Director: Matt Eames
Writer: Matt Eames
Producer: Federica Mary Lai
Cast: Jessica DiGiovanni, Sophia Lucia Parola, Jocelyn Weisman
Review: Ouch Magazine/ r.m
In an age where every insecurity can be monetized and every life crisis answered with a subscription service, DEEPFAKE finds its target with remarkable precision. This darkly comic satire begins as a quirky exploration of loneliness before morphing into something far more unsettling: a cautionary tale about outsourcing not just our relationships, but our identities.
Centered on the increasingly isolated Jane Kittering, DEEPFAKE follows a woman reeling from a painful breakup and alienated from her social circle. Seeking refuge in the familiar glow of her phone screen, Jane discovers a best-friend delivery app and orders Zoe, a flesh-and-blood companion who arrives equipped with endless empathy, encouragement, and emotional support. The premise is absurd enough to generate laughs, but the film quickly reveals a deeper interest in the modern desire to replace messy human relationships with frictionless convenience.
The story takes a darker turn with the arrival of London, a hyper-online image consultant whose brand of self-improvement blends influencer culture, lifestyle coaching, and psychological manipulation. Through London, DEEPFAKE delivers its sharpest observations about the relentless pressures of social media aesthetics. What begins with wardrobe recommendations and skincare tips soon evolves into a complete reconstruction of Jane's appearance, behavior, and sense of self. The transformation is simultaneously hilarious and horrifying, exposing the impossible standards generated by algorithm-driven culture.
What makes DEEPFAKE particularly effective is its refusal to treat technology as the sole villain. The apps thrive because they exploit vulnerabilities that already exist. Jane's loneliness, jealousy, and desperate need for validation feel painfully familiar. Rather than presenting a distant dystopian future, the film suggests that this reality is already here, hidden beneath sleek branding, intuitive interfaces, and promises of self-improvement.
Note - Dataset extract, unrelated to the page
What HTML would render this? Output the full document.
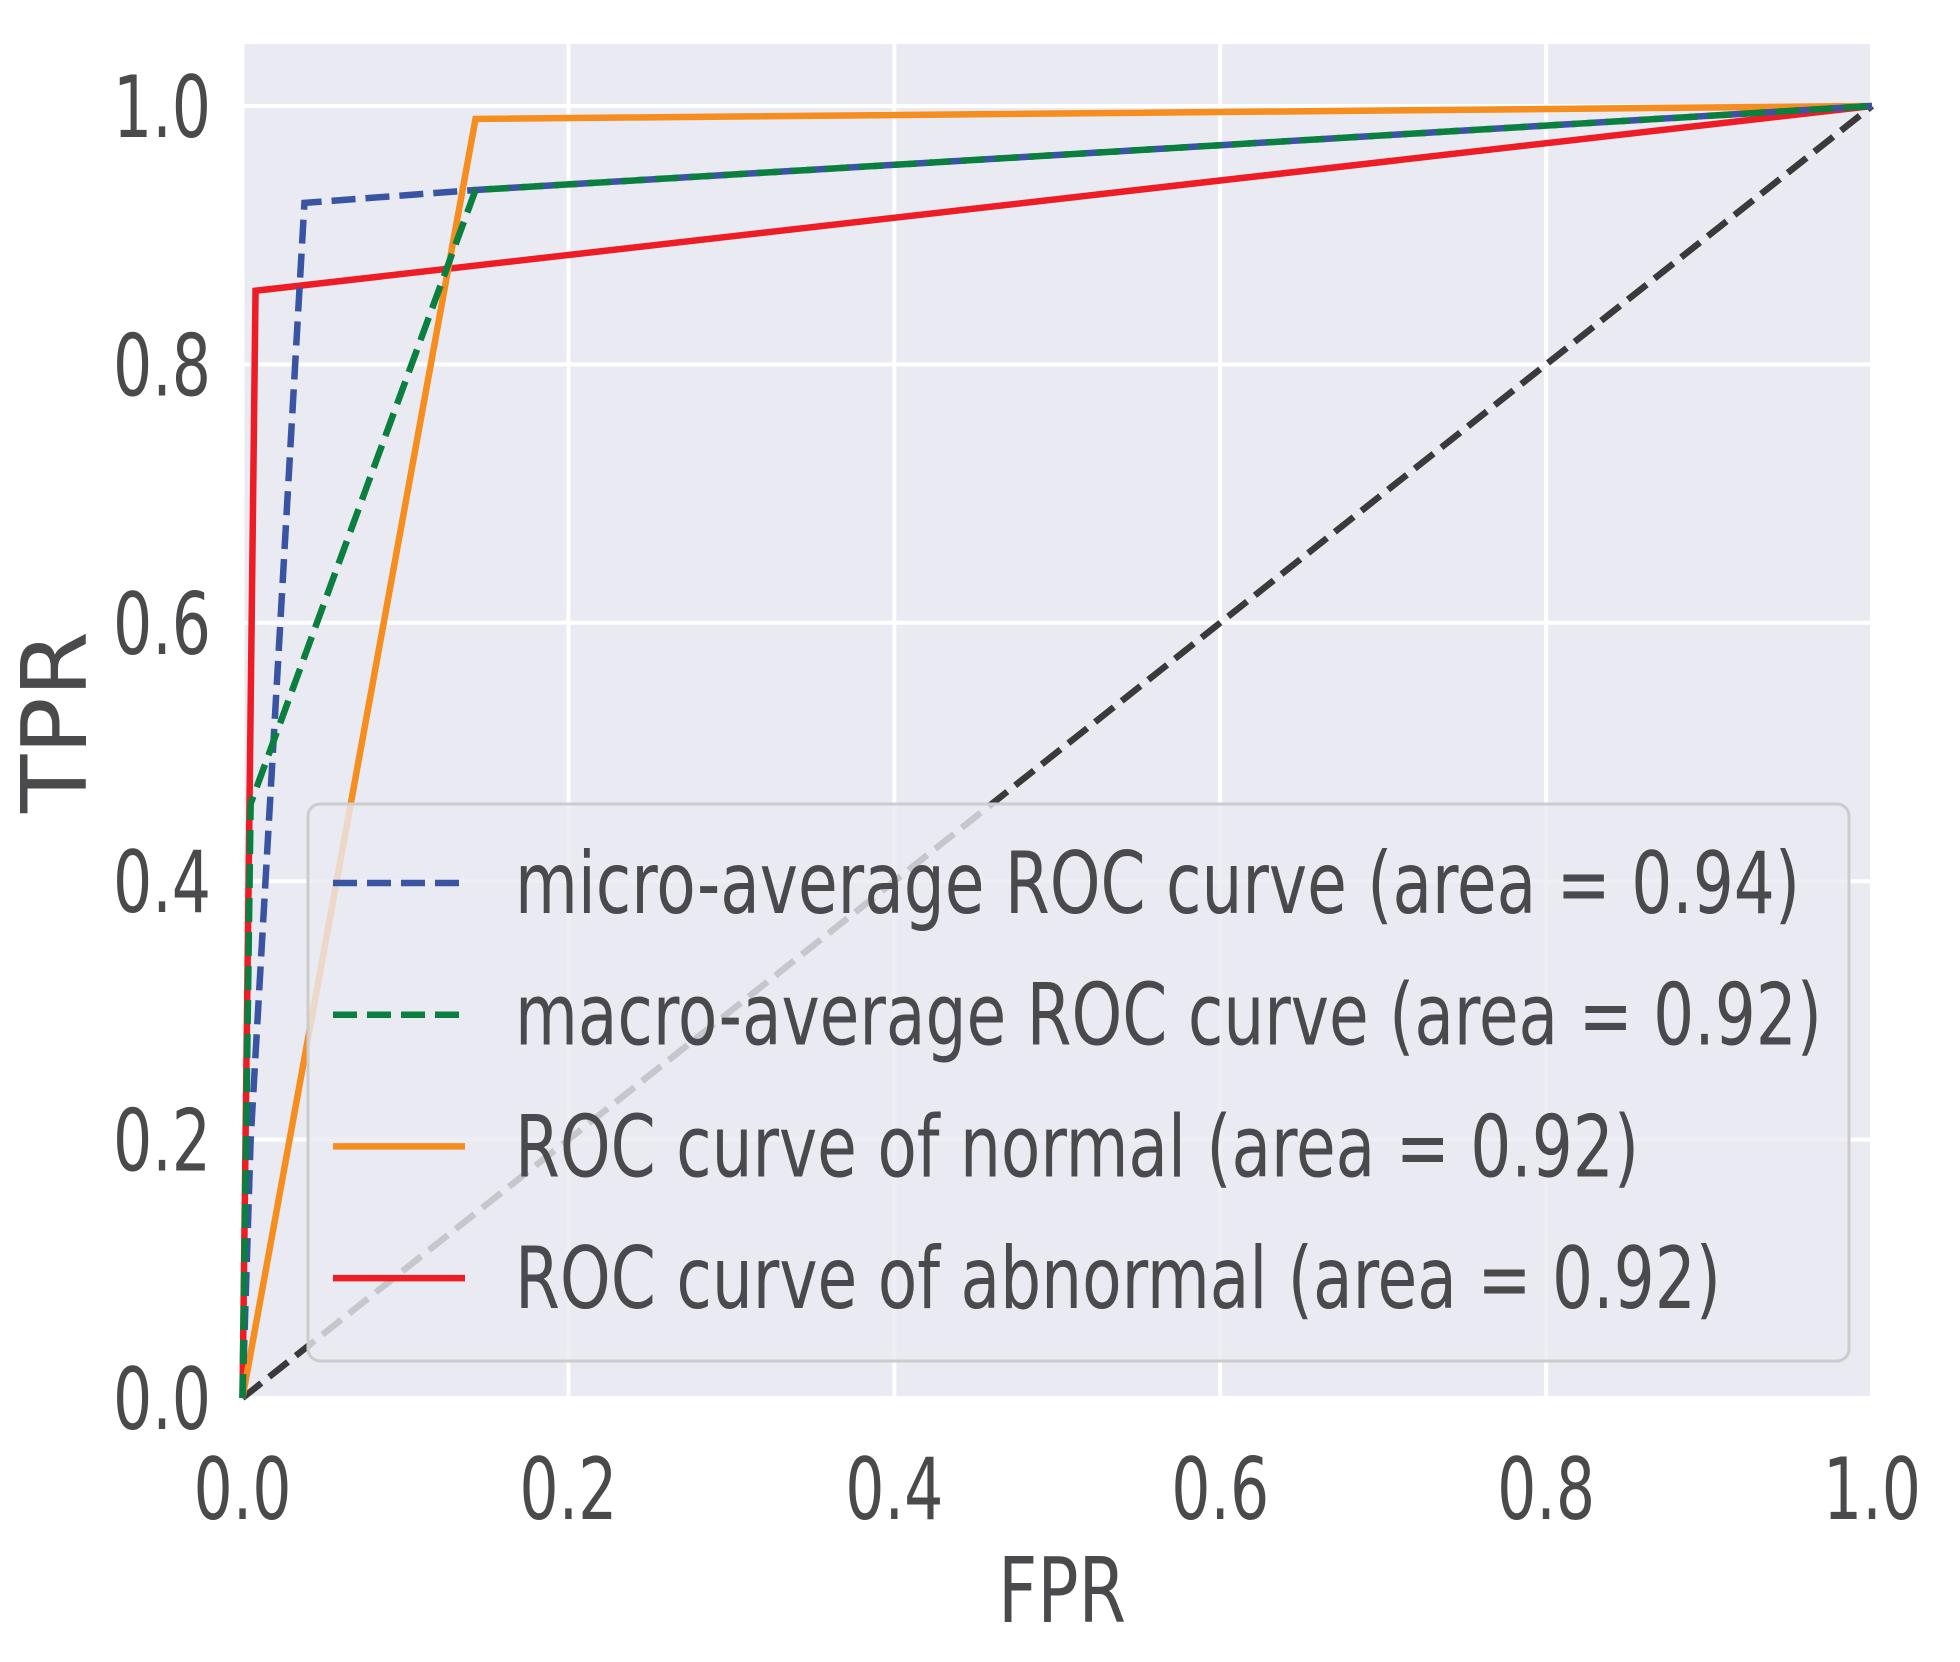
<!DOCTYPE html>
<html><head><meta charset="utf-8"><style>
html,body{margin:0;padding:0;background:#fff}
svg{display:block}
text{font-family:"DejaVu Sans","Liberation Sans",sans-serif;font-stretch:condensed;fill:#4a4a4c}
</style></head><body>
<svg id="chart" width="1960" height="1662" viewBox="0 0 1960 1662">
<rect x="242" y="44" width="1630" height="1354" fill="#eaeaf2"/>
<g id="grid"></g>
<g id="lines"></g>
<g id="ticks"></g>
<g id="legend"></g>
<text x="1062" y="1622" font-size="90" text-anchor="middle" textLength="128" lengthAdjust="spacingAndGlyphs">FPR</text>
<text x="0" y="0" font-size="90" text-anchor="middle" textLength="182" lengthAdjust="spacingAndGlyphs" transform="translate(86,722) rotate(-90)">TPR</text>
</svg>
<script>
const xTicks=[0,0.2,0.4,0.6,0.8,1.0];
const yTicks=[0,0.2,0.4,0.6,0.8,1.0];
const tickLabels=["0.0","0.2","0.4","0.6","0.8","1.0"];
const seriesNames=["micro-average ROC curve (area = 0.94)","macro-average ROC curve (area = 0.92)","ROC curve of normal (area = 0.92)","ROC curve of abnormal (area = 0.92)"];
const microFPR=[0,0.005,0.038,0.143,1];
const microTPR=[0,0.2,0.925,0.935,1];
const macroFPR=[0,0.005,0.143,1];
const macroTPR=[0,0.46,0.935,1];
const normalFPR=[0,0.143,1];
const normalTPR=[0,0.99,1];
const abnormalFPR=[0,0.008,1];
const abnormalTPR=[0,0.857,1];
const diagFPR=[0,1];
const diagTPR=[0,1];

const NS="http://www.w3.org/2000/svg";
const X0=242.5,X1=1872,Y0=1398,Y1=106;
const sx=v=>X0+(X1-X0)*v;
const sy=v=>Y0-(Y0-Y1)*v;
function mk(tag,attrs,parent){const e=document.createElementNS(NS,tag);for(const k in attrs)e.setAttribute(k,attrs[k]);parent.appendChild(e);return e;}
const grid=document.getElementById('grid'),lines=document.getElementById('lines'),ticks=document.getElementById('ticks'),legend=document.getElementById('legend');
xTicks.forEach((v,i)=>{
  const l=mk('line',{x1:sx(v),x2:sx(v),y1:44,y2:1398,stroke:'#fff','stroke-width':4},grid);
  
  
  const t=mk('text',{x:sx(v),y:1519,'font-size':86,'text-anchor':'middle',textLength:98,lengthAdjust:'spacingAndGlyphs'},ticks);
  t.textContent=tickLabels[i];
  
  
});
yTicks.forEach((v,i)=>{
  const l=mk('line',{x1:242,x2:1872,y1:sy(v),y2:sy(v),stroke:'#fff','stroke-width':4},grid);
  
  
  const t=mk('text',{x:211,y:sy(v)+31,'font-size':86,'text-anchor':'end',textLength:98,lengthAdjust:'spacingAndGlyphs'},ticks);
  t.textContent=tickLabels[i];
  
  
});
function path(xs,ys){return xs.map((x,i)=>(i?'L':'M')+sx(x)+' '+sy(ys[i])).join(' ');}
const series=[
 {xs:diagFPR,ys:diagTPR,c:'#3a3a3a',d:'24 10',name:'chance-diagonal'},
 {xs:abnormalFPR,ys:abnormalTPR,c:'#ee1c25',d:'',name:'abnormal-roc-line'},
 {xs:normalFPR,ys:normalTPR,c:'#f58d1f',d:'',name:'normal-roc-line'},
 {xs:microFPR,ys:microTPR,c:'#3a54a4',d:'24 10',name:'micro-average-roc-line'},
 {xs:macroFPR,ys:macroTPR,c:'#0a7f3f',d:'24 10',name:'macro-average-roc-line'}
];
series.forEach(s=>{
  const p=mk('path',{d:path(s.xs,s.ys),fill:'none',stroke:s.c,'stroke-width':6.5,'stroke-dasharray':s.d||'none','stroke-linejoin':'miter'},lines);
  
  
});
const box=mk('rect',{x:308,y:804,width:1541,height:557,rx:12,fill:'#eaeaf2','fill-opacity':0.8,stroke:'#cccccc','stroke-width':3},legend);


const legColors=['#3a54a4','#0a7f3f','#f58d1f','#ee1c25'];
const legDash=['24 10','24 10','',''];
const legWidths=[1285,1307,1124,1206];
seriesNames.forEach((n,i)=>{
  const y=883+i*131.7;
  const l=mk('line',{x1:333,x2:465,y1:y,y2:y,stroke:legColors[i],'stroke-width':6.5,'stroke-dasharray':legDash[i]||'none'},legend);
  
  
  const t=mk('text',{x:515,y:y+30,'font-size':86,textLength:legWidths[i],lengthAdjust:'spacingAndGlyphs'},legend);
  t.textContent=n;
  
  
});
</script>
</body></html>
The film's strongest moments emerge from its escalating absurdity. As London's ever-expanding entourage of assistants infiltrates every corner of Jane's life, the comedy acquires a distinctly nightmarish edge. The increasingly crowded world around Jane visually reinforces the film's central question: if every aspect of ourselves can be optimized, curated, and outsourced, what remains uniquely ours?
While some viewers may find the allegory somewhat heavy-handed, DEEPFAKE's satirical bite largely compensates for its lack of subtlety. Its observations about influencer culture, parasocial relationships, and the commodification of self-worth are often incisive and occasionally devastating. The screenplay understands that modern anxiety doesn't stem from technology alone, but from the seductive promise that technology can finally solve what makes us human.
By the time the credits roll, DEEPFAKE has evolved from a quirky breakup comedy into a chilling examination of identity in the digital age. Funny, uncomfortable, and eerily plausible, it leaves viewers with a lingering sense of unease—and perhaps the sudden urge to spend a little less time scrolling.